Gold-based coating to fight fog
Marie Donlon | December 16, 2022A team of researchers from the Swiss Federal Institute of Technology (ETH Zurich) has developed a patent-pending ultrathin and 100% transparent coating that is both anti-fogging and defogging.
The 18 nanometer-thick coating, which both removes existing fog on surfaces and prevents its formation, features two layers of titanium oxide surrounding a middle gold layer.
Source: ETH Zurich
According to its developers, the coating uses heat to fight fog, heating itself by selectively absorbing infrared radiation from sunlight.
The new coating does not absorb ultraviolet (UV) rays and visible light from the sun. Instead, selective absorption of the near-infrared portion of the sunlight reportedly heats surfaces up to 8° C, thereby preventing fog.

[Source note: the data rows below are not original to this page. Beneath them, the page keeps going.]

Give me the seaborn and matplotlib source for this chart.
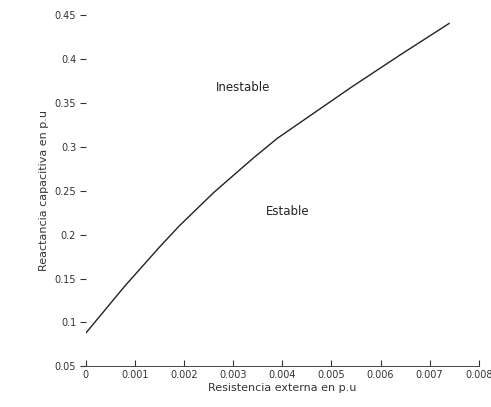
import matplotlib
matplotlib.use("Agg")
import matplotlib.pyplot as plt
import seaborn as sns
import pandas as pd

# Data
resistencia = [0.0, 0.0008, 0.0015, 0.0019, 0.0026, 0.0034, 0.0039, 0.0054, 0.0064, 0.0074]
reactancia = [0.088, 0.142, 0.186, 0.210, 0.248, 0.287, 0.310, 0.368, 0.405, 0.441]
x_ticks = [0, 0.001, 0.002, 0.003, 0.004, 0.005, 0.006, 0.007, 0.008]
x_ticklabels = ["0", "0.001", "0.002", "0.003", "0.004", "0.005", "0.006", "0.007", "0.008"]
y_ticks = [0.05, 0.1, 0.15, 0.2, 0.25, 0.3, 0.35, 0.4, 0.45]
y_ticklabels = ["0.05", "0.1", "0.15", "0.2", "0.25", "0.3", "0.35", "0.4", "0.45"]
region_labels = ["Inestable", "Estable"]
region_x = [0.0032, 0.0041]
region_y = [0.368, 0.226]

sns.set_theme(style="white")
plt.rcParams["font.family"] = ["DejaVu Sans"]

df = pd.DataFrame({"R": resistencia, "X": reactancia})

fig = plt.figure(figsize=(4.91, 4.07), dpi=100)
ax = fig.add_axes([0.175, 0.10, 0.80, 0.862])
sns.lineplot(data=df, x="R", y="X", ax=ax, color="#222222", linewidth=1.0)

ax.set_xlim(0, 0.008)
ax.set_ylim(0.05, 0.45)
ax.set_xticks(x_ticks)
ax.set_xticklabels(x_ticklabels, fontsize=7, color="#333333")
ax.set_yticks(y_ticks)
ax.set_yticklabels(y_ticklabels, fontsize=7, color="#333333")
ax.tick_params(axis="both", length=4, width=0.8, colors="#333333", pad=3,
               left=True, bottom=True)
ax.tick_params(axis="x", direction="in")
for s in ["top", "right", "left"]:
    ax.spines[s].set_visible(False)
ax.spines["bottom"].set_color("#444444")
ax.spines["bottom"].set_linewidth(0.7)

ax.set_xlabel("Resistencia externa en p.u", fontsize=8, color="#333333", labelpad=2)
ax.set_ylabel("Reactancia capacitiva en p.u", fontsize=8, color="#333333", labelpad=4)

for t, xx, yy in zip(region_labels, region_x, region_y):
    ax.text(xx, yy, t, fontsize=8.5, color="#222222", ha="center", va="center")

fig.savefig("out.png", dpi=100, facecolor="white")
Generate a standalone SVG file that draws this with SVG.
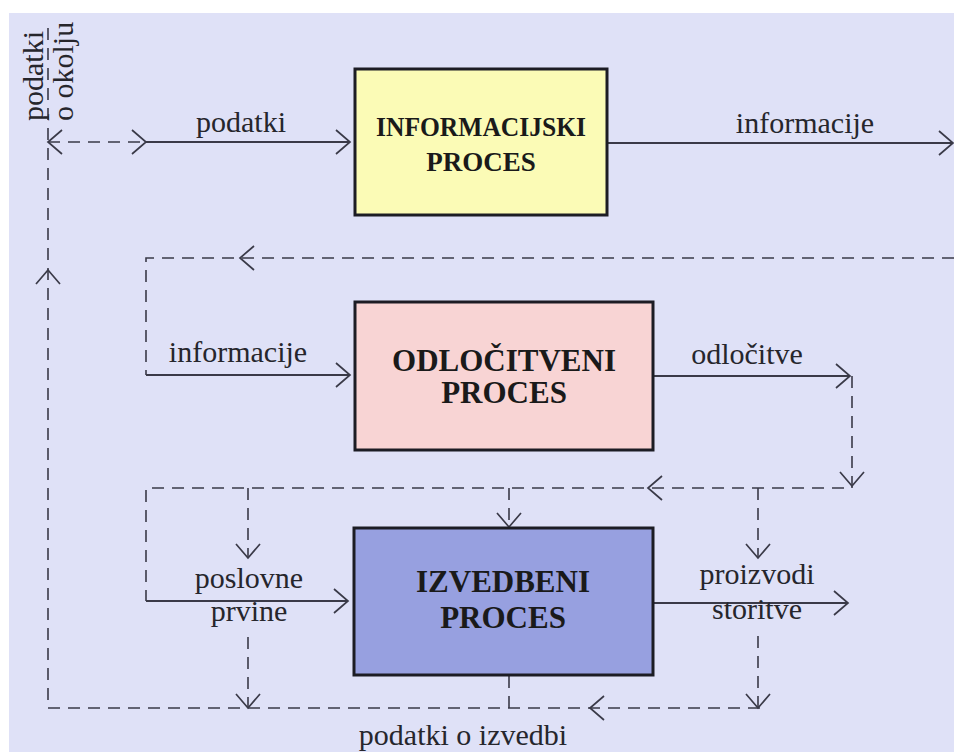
<svg xmlns="http://www.w3.org/2000/svg" width="954" height="752" viewBox="0 0 954 752">
<style>
.bg{fill:#dfe1f7}
.box{stroke:#1c1c24;stroke-width:3}
.sol{fill:none;stroke:#3a3a48;stroke-width:1.8}
.dash{fill:none;stroke:#3a3a48;stroke-width:1.6;stroke-dasharray:12 8}
.ah{fill:none;stroke:#3a3a48;stroke-width:1.7}
.lbl{font-family:"Liberation Serif","Times New Roman",serif;font-size:30px;fill:#26262c;text-anchor:middle}
.ttl{font-family:"Liberation Serif","Times New Roman",serif;font-weight:bold;font-size:31px;fill:#1a1a1a;text-anchor:middle}
</style>
<defs>
<path id="ah" class="ah" d="M-14,-12 L0,0 L-14,12"/>
</defs>
<rect x="0" y="0" width="954" height="752" fill="#ffffff"/>
<rect class="bg" x="9" y="13" width="945" height="739"/>

<g id="connectors">
  <path class="dash" d="M48,28 V708 H766"/>
  <path class="dash" d="M48,142 H146"/>
  <path class="sol" d="M146,142 H350"/>
  <path class="sol" d="M607,143 H953"/>
  <path class="dash" d="M954,258 H146 V375"/>
  <path class="sol" d="M146,375 H350"/>
  <path class="sol" d="M653,376 H850"/>
  <path class="dash" d="M852,376 V488 H146 V601"/>
  <path class="sol" d="M146,601 H348"/>
  <path class="dash" d="M248,488 V558"/>
  <path class="dash" d="M509,488 V527"/>
  <path class="dash" d="M758,488 V558"/>
  <path class="sol" d="M653,603 H848"/>
  <path class="dash" d="M248,637 V708"/>
  <path class="dash" d="M758,636 V708"/>
  <path class="dash" d="M509,676 V708"/>
  <use href="#ah" transform="translate(48,142) rotate(180)"/>
  <use href="#ah" transform="translate(48,270) rotate(-90)"/>
  <use href="#ah" transform="translate(146,142)"/>
  <use href="#ah" transform="translate(350,142)"/>
  <use href="#ah" transform="translate(953,143)"/>
  <use href="#ah" transform="translate(240,258) rotate(180)"/>
  <use href="#ah" transform="translate(350,375)"/>
  <use href="#ah" transform="translate(850,376)"/>
  <use href="#ah" transform="translate(852,486) rotate(90)"/>
  <use href="#ah" transform="translate(648,488) rotate(180)"/>
  <use href="#ah" transform="translate(248,558) rotate(90)"/>
  <use href="#ah" transform="translate(509,527) rotate(90)"/>
  <use href="#ah" transform="translate(758,558) rotate(90)"/>
  <use href="#ah" transform="translate(348,601)"/>
  <use href="#ah" transform="translate(848,603)"/>
  <use href="#ah" transform="translate(248,708) rotate(90)"/>
  <use href="#ah" transform="translate(758,708) rotate(90)"/>
  <use href="#ah" transform="translate(590,708) rotate(180)"/>
</g>

<g id="labels">
  <text class="lbl" transform="translate(43,121) rotate(-90)" style="text-anchor:start">podatki</text>
  <text class="lbl" transform="translate(73,121) rotate(-90)" style="text-anchor:start">o okolju</text>
  <text class="lbl" x="241" y="132">podatki</text>
  <text class="lbl" x="805" y="133">informacije</text>
  <text class="lbl" x="238" y="362">informacije</text>
  <text class="lbl" x="747" y="364">odločitve</text>
  <text class="lbl" x="249" y="588">poslovne</text>
  <text class="lbl" x="249" y="621">prvine</text>
  <text class="lbl" x="757" y="584">proizvodi</text>
  <text class="lbl" x="757" y="619">storitve</text>
  <text class="lbl" x="463" y="745">podatki o izvedbi</text>
</g>

<g id="informacijski">
  <rect class="box" x="355" y="69" width="252" height="146" fill="#fbfbb6"/>
  <text class="ttl" x="481" y="136" style="font-size:27px" textLength="210" lengthAdjust="spacingAndGlyphs">INFORMACIJSKI</text>
  <text class="ttl" x="481" y="171" style="font-size:27px">PROCES</text>
</g>
<g id="odlocitveni">
  <rect class="box" x="355" y="302" width="298" height="148" fill="#f8d4d4"/>
  <text class="ttl" x="504" y="371">ODLOČITVENI</text>
  <text class="ttl" x="504" y="403">PROCES</text>
</g>
<g id="izvedbeni">
  <rect class="box" x="354" y="528" width="299" height="147" fill="#97a0e0"/>
  <text class="ttl" x="503" y="592">IZVEDBENI</text>
  <text class="ttl" x="503" y="628">PROCES</text>
</g>
</svg>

“We achieve this heating effect by fabricating a metal layer (gold) at a very specific thickness (called the percolation threshold), where an optical anomaly occurs. This leads to a strong and broadband absorption of the near-infrared spectrum over just a few nm (10 nm in total),” the researchers explained.
The researchers are eyeing the affordable and easy to scale coating for future eyeglasses, windows and car windshields.
An article detailing the coating, Transparent sunlight-activated antifogging metamaterials, appears in the journal Nature Nanotechnology.